In 1975, the Quebecois animator and director Frederic Back released his fourth film entitled ¿Illusion?. Following a trend in the production of his first three films, this fourth one was longer than back’s previous release by about thirty seconds and came in at a total length of 11 minutes and 30 seconds. The film also took longer than any of Back’s previous animations to create, at a whopping 18 months, because of Back’s budget restraints, very small though tight-knit crew, and his attention to detail as an animator in each frame who wished to make his creation, at all times, visually arresting and alluring.

The short film opens to a large valley in a fertile land where children roam the grounds of a small field alongside rabbits, squirrels, birds, and their pet cats. The place is idyllic beyond belief and hearkens back to an imagined time  when people lived simply and in harmony with the land (as evidenced by ecologically unharmful water wheels as the only source for power), when mankind could still stomach the mystery of old forests and not destroy them out of need for resources. In a word, when life felt worth living and all things were invested with mystery and human relations to these things were coloured by awe and reverence.

Then, one day, a mysterious figure enters town. Our first impression is that this figure is an adult, which is the first signal or premonition of ill-tidings in this hamlet of children. The man carries with him the accoutrements of civilization:  a fancy suit and bow tie, various musical instruments, and a general ‘civilized’ demeanor. All the children are suspect of this man until he begins to woo them with the power of music, then with his magic abilities to transmogrify living flesh into mechanical circuits and joints. The magician throws a rabbit into his hat and when he retrieves it thence, it emerges a robotic thing not unlike the Energizer Bunny. He grabs a bird and throws it into his pack, which then emerges as a toy whistle in the shape of a bird: a lifeless machine meant merely to please others, which has lost its soul in the process.
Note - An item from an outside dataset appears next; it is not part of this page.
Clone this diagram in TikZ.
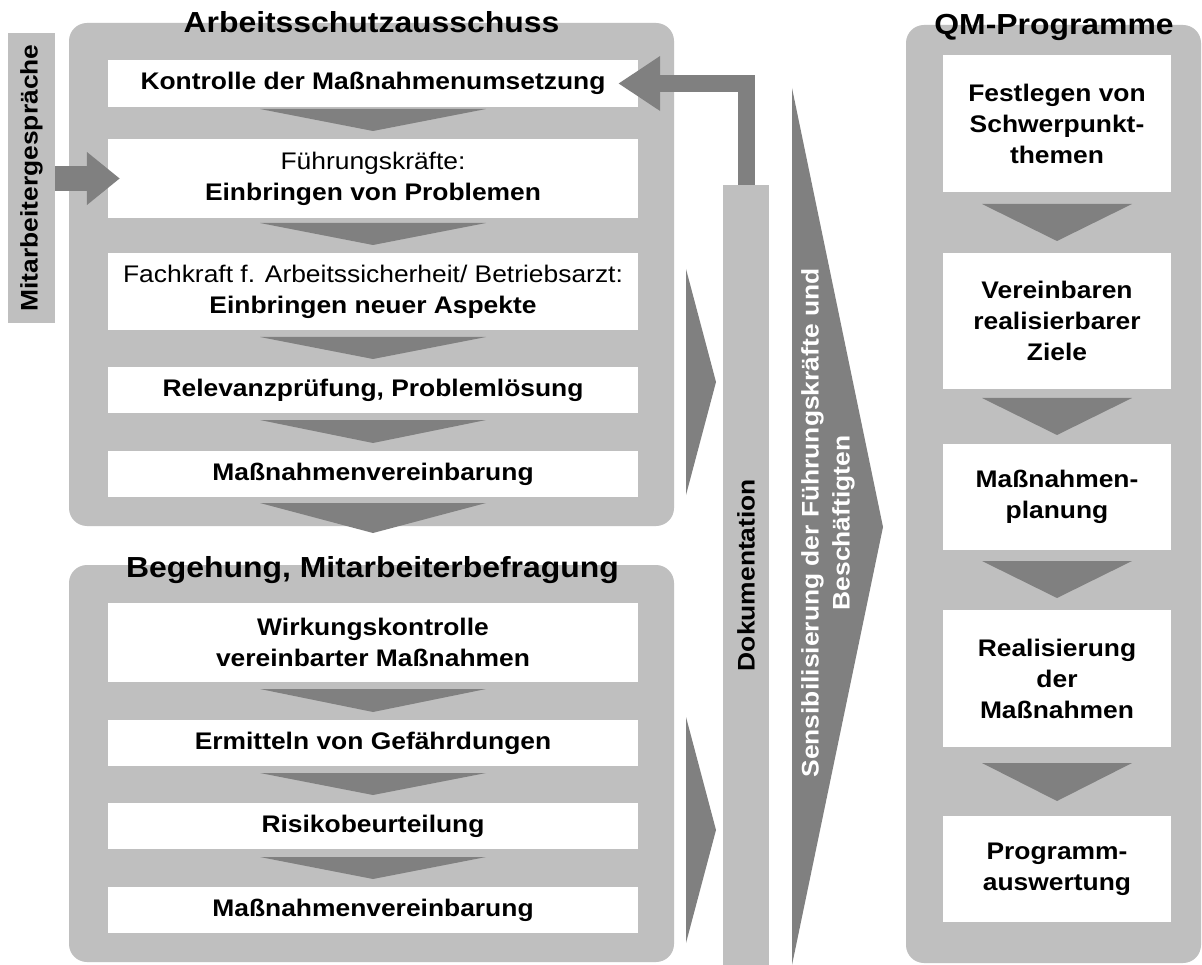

Like the pied piper, this magician leads the children onward into the hills and shows them many initially delightful and useful technologies like light poles to keep the children and their host of animals safe from wolves at night, or domiciles wherein children can escape the elements in viciously cold winters. However, the project soon elevates itself beyond all sustainability and usefulness as the trees become large gray tenement buildings and factories wherein the children are enslaved to work for the magician. Even the children’s clothing becomes gray as their general aspects darken with malaise and existential dread at the prospect of being divorced from nature, and now even from the products of their labors, which they cannot freely take when needed and must pay for by working to build said products.
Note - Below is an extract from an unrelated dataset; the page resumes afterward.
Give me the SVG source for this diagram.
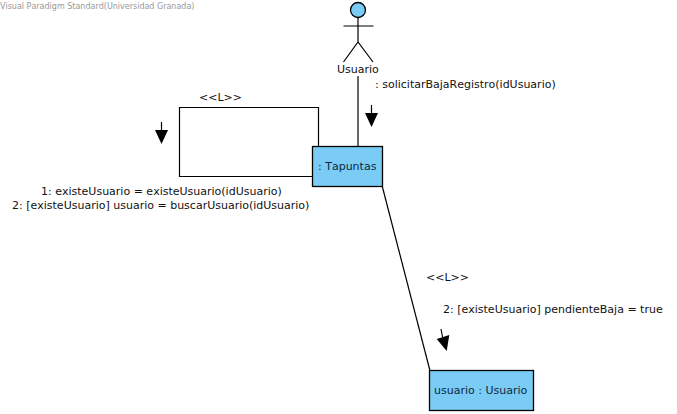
<svg xmlns="http://www.w3.org/2000/svg" width="677" height="414" viewBox="0 0 677 414">
<style>
text{font-family:"DejaVu Sans",sans-serif;font-size:11px;fill:#111;font-kerning:none}
.wm{font-size:8px;fill:#999}
.box{fill:#7accf5;stroke:#000;stroke-width:1.3}
.line{fill:none;stroke:#000;stroke-width:1.2}
.nt{fill:#0a2a40}
</style>
<rect width="677" height="414" fill="#fff"/>
<text class="wm" x="0" y="9">Visual Paradigm Standard(Universidad Granada)</text>
<g id="connectors">
<line class="line" x1="358" y1="76" x2="358" y2="146"/>
<path class="line" d="M318.500 146V107.500H179.500V176.500H312"/>
<line class="line" x1="382.300" y1="186.500" x2="429.800" y2="370"/>
<path class="line" d="M371.500 105V115"/><path d="M365 113H378L371.500 127Z"/>
<path class="line" d="M161.500 122V132"/><path d="M155 130H168L161.500 144Z"/>
<path class="line" d="M441 329L442.500 337"/><path d="M436.700 339L449.300 335L446.700 351Z"/>
</g>
<g id="labels">
<text x="199" y="101">&lt;&lt;L&gt;&gt;</text>
<text x="375" y="88">: solicitarBajaRegistro(idUsuario)</text>
<text x="41" y="195">1: existeUsuario = existeUsuario(idUsuario)</text>
<text x="12" y="209">2: [existeUsuario] usuario = buscarUsuario(idUsuario)</text>
<text x="426" y="281">&lt;&lt;L&gt;&gt;</text>
<text x="443" y="313">2: [existeUsuario] pendienteBaja = true</text>
</g>
<g id="actor-usuario">
<circle class="box" cx="358" cy="10" r="7.500"/>
<path class="line" d="M358 17.500V42M343.500 26H373.500M343.500 62L358 42L373 62"/>
<text x="337" y="73">Usuario</text>
</g>
<g id="node-tapuntas">
<rect class="box" x="312.500" y="146.500" width="70" height="40"/>
<text class="nt" x="318" y="170">: Tapuntas</text>
</g>
<g id="node-usuario">
<rect class="box" x="429.500" y="370.500" width="104" height="40"/>
<text class="nt" x="434" y="394">usuario : Usuario</text>
</g>
</svg>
But industrial slave labor or wage labor, and alienation from nature and from one’s goods, are not the only unholy elements in this hideous tragedy of modernity’s manners. To make it into the unholy trinity it really is, the magician recognizes the depressed state of the children and introduces the free market, adding unfettered capitalism to the equation, which only further depresses the children. Unlike we in our modern age who are so enamored with cultural objects and processed, mass-marketed experiences, these children were not reared in the system. As such, they are uniquely unaffected by these entertainments and diversion, and instead dream of a renewal, of a return to their idyllic past and to their wholesome homes without the attendant ills of crime, poverty, depression, anxiety, hopelessness, and moral decay in all its vicissitudes.

The children revolt revolt against their magician, which they vastly outnumber as the proletariat. Here, Back recognizes that any progressive, social justice approaches to the problems of society here will not and cannot suffice to restore joy and peace to the social order. This is so,  because he recognizes, like Marx before him that social and cultural forces are not the driving elements of society. No, the base is economics and political structure. But in this case, the answer is not to take over the means of production and to instill a more equitable economic situation through the political order (another dead-end of political theory and action in the 20th, and hitherto in the, 21st century). The whole point is to destroy the structure totally (or in Slavoj Zizek’s comedic formulation to not just dust the balls of those in power, but to cut them off)  in order to either create a new one from the ground up, which values nature and our role and part in it, as well as equitable and fair living (Because a world in which Billionaires exist at all is one which is sickly and choking on moral decay).

The children, uncorrupted by high-minded political theory and philosophy, recognize one of two options: 1. To remain in the present order and die a slow death of the spirit. Or 2. To destroy the present order and return to one that worked perfectly fine before the new order emerged. Their innocence allows them to not only think in this simplistic, and ultimately effective manner, but also to bind together as a collective of individuals who realize their joy is in communion with one another and not in disassociation as mere cogs in a mechanical political and economic order. They chase out the magician and the illusions of technological progress and achievement (things that may exist beyond our own lives, but will ultimately return to final cosmic ash like all others, and therefore have no more significance than intangible goods like happiness and peace) disappear, revealing the natural order of things beneath the illusion.

Here, animals return and the valley regains is majestic glow as the old order is snuffed out, with a whimper, by virtue of the mere and basic power of belief. In our own world, such a fight would surely lead to bloodshed and violence, but maybe no more than the millions of innocents killed in cold blood by imperialist regimes supported by the capitalist order as in America’s crusade in the Middle East today. And another big difference: if we return to something closer to the ground, we will not find the Earth as it once was before our destructive involvement. We will find it ravaged, pillaged, and raped through nothing more than the will of hoarder-billionaires whose names I need not mention here.

If there really is a hell, at least they’re not going: ‘It is easier for a camel to go through the eye of needle than for a rich man to enter the kingdom of God.’ Meaning: It is impossible for a rich person to enter the kingdom of God. No ifs, ands, or buts about it. (But hey, this is only coming from someone who’s read hundreds of texts on biblical studies.)